* TASK TO COMPLETE *
From the entries below, extract every line that includes the word "this".

[Data items]
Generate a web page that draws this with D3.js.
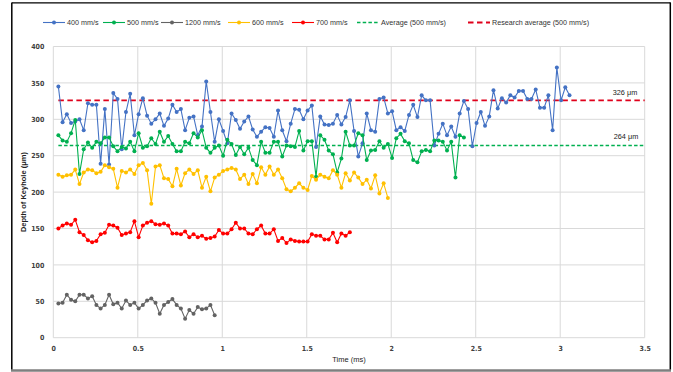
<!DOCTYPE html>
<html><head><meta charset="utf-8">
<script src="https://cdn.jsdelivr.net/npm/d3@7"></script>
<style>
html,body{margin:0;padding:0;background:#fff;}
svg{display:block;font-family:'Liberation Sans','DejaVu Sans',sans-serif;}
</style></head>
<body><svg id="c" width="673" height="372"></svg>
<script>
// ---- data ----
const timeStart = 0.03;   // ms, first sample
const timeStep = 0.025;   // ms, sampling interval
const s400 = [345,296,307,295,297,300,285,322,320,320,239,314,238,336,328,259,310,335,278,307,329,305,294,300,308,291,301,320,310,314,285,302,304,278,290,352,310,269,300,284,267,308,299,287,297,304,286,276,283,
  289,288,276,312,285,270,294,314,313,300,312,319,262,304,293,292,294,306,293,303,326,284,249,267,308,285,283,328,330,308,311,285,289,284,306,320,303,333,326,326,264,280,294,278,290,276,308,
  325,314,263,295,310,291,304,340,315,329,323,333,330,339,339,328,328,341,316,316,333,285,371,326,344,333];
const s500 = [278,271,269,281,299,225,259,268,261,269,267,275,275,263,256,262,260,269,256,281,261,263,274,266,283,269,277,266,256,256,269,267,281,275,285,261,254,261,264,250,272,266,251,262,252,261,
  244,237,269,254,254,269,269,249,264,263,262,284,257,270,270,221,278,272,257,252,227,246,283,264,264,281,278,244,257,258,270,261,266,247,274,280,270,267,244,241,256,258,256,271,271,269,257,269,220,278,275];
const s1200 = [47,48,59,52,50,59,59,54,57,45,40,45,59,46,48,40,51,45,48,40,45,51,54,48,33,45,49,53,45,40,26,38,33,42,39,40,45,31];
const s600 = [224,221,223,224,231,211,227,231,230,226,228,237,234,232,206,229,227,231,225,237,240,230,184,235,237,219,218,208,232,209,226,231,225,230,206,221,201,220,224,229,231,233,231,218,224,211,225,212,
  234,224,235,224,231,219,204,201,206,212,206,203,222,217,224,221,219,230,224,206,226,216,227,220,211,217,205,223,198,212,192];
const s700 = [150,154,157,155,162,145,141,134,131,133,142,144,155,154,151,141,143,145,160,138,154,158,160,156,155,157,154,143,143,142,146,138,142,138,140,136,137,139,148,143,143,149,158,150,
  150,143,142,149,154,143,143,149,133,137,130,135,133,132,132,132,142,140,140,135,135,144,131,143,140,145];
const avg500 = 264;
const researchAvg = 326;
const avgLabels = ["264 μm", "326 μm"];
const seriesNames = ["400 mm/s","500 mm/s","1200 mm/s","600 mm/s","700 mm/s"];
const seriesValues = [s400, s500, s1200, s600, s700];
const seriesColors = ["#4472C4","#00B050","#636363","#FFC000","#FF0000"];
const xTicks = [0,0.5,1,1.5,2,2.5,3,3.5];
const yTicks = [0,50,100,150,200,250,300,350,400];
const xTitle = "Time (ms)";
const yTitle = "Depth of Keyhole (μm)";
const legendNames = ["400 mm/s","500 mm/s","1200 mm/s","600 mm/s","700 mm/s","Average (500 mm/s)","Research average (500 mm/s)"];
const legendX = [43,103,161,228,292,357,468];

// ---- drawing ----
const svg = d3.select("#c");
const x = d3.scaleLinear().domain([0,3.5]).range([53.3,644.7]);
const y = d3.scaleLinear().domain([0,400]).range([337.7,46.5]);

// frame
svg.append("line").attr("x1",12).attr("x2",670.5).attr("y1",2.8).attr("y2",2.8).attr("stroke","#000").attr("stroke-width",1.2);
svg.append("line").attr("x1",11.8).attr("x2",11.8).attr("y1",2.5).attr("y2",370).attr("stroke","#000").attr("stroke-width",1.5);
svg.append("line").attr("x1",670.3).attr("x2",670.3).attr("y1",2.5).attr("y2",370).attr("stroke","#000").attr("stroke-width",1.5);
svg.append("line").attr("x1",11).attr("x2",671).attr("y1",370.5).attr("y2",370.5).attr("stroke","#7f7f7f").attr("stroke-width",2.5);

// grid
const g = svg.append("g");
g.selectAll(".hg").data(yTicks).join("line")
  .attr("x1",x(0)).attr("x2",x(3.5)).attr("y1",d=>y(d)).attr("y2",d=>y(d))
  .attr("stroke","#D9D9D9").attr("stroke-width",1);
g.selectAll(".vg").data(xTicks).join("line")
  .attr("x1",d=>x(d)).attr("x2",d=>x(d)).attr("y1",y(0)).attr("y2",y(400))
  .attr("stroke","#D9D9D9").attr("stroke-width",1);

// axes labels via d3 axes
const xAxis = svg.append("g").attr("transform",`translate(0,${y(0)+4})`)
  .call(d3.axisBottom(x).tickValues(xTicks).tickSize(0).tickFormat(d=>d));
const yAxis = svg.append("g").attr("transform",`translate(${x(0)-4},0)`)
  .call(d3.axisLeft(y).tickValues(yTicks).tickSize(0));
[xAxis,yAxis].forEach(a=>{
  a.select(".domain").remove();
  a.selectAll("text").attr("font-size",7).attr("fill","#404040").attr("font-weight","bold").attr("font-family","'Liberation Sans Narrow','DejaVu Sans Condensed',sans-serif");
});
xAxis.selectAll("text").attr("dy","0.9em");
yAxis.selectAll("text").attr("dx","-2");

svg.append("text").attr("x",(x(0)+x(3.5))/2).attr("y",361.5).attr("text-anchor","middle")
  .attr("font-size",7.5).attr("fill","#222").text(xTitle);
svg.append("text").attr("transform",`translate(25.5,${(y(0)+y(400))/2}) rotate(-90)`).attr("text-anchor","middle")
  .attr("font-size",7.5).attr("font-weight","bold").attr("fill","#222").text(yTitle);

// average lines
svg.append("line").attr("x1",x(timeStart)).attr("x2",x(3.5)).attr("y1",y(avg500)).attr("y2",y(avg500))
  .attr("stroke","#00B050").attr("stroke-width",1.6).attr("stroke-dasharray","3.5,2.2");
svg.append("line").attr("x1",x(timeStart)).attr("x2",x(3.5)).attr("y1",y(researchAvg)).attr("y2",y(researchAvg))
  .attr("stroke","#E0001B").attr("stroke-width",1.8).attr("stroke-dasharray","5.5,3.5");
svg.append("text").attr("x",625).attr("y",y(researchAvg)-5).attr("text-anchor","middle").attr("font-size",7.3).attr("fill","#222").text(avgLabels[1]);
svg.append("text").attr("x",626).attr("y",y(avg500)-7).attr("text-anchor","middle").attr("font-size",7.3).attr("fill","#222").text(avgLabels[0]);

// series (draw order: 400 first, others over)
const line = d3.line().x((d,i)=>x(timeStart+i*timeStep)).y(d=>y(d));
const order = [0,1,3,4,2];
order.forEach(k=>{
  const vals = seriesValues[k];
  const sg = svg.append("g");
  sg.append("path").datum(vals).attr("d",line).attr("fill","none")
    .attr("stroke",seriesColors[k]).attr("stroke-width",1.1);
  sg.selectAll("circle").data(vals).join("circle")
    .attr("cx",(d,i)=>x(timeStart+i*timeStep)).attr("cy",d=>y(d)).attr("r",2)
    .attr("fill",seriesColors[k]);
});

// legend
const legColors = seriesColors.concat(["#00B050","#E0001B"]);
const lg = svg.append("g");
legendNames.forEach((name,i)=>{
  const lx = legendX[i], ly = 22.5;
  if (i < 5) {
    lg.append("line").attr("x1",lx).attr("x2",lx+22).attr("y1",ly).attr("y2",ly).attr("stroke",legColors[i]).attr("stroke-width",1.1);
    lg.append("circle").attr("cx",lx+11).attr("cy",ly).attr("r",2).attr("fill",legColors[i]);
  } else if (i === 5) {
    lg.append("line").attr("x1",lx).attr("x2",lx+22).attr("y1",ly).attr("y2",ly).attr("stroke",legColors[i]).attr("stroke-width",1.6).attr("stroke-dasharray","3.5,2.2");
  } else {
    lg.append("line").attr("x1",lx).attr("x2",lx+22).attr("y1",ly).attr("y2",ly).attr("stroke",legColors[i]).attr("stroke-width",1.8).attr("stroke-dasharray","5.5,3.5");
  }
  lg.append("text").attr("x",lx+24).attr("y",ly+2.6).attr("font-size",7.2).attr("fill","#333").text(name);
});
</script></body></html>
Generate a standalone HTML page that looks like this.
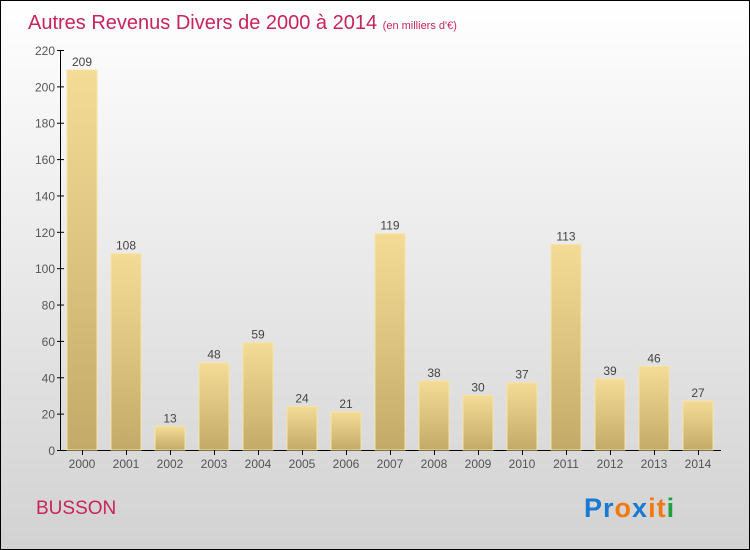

* PROBLEM SOLUTION *
Generate a web page that draws this with D3.js.
Generate a standalone HTML page that looks like this.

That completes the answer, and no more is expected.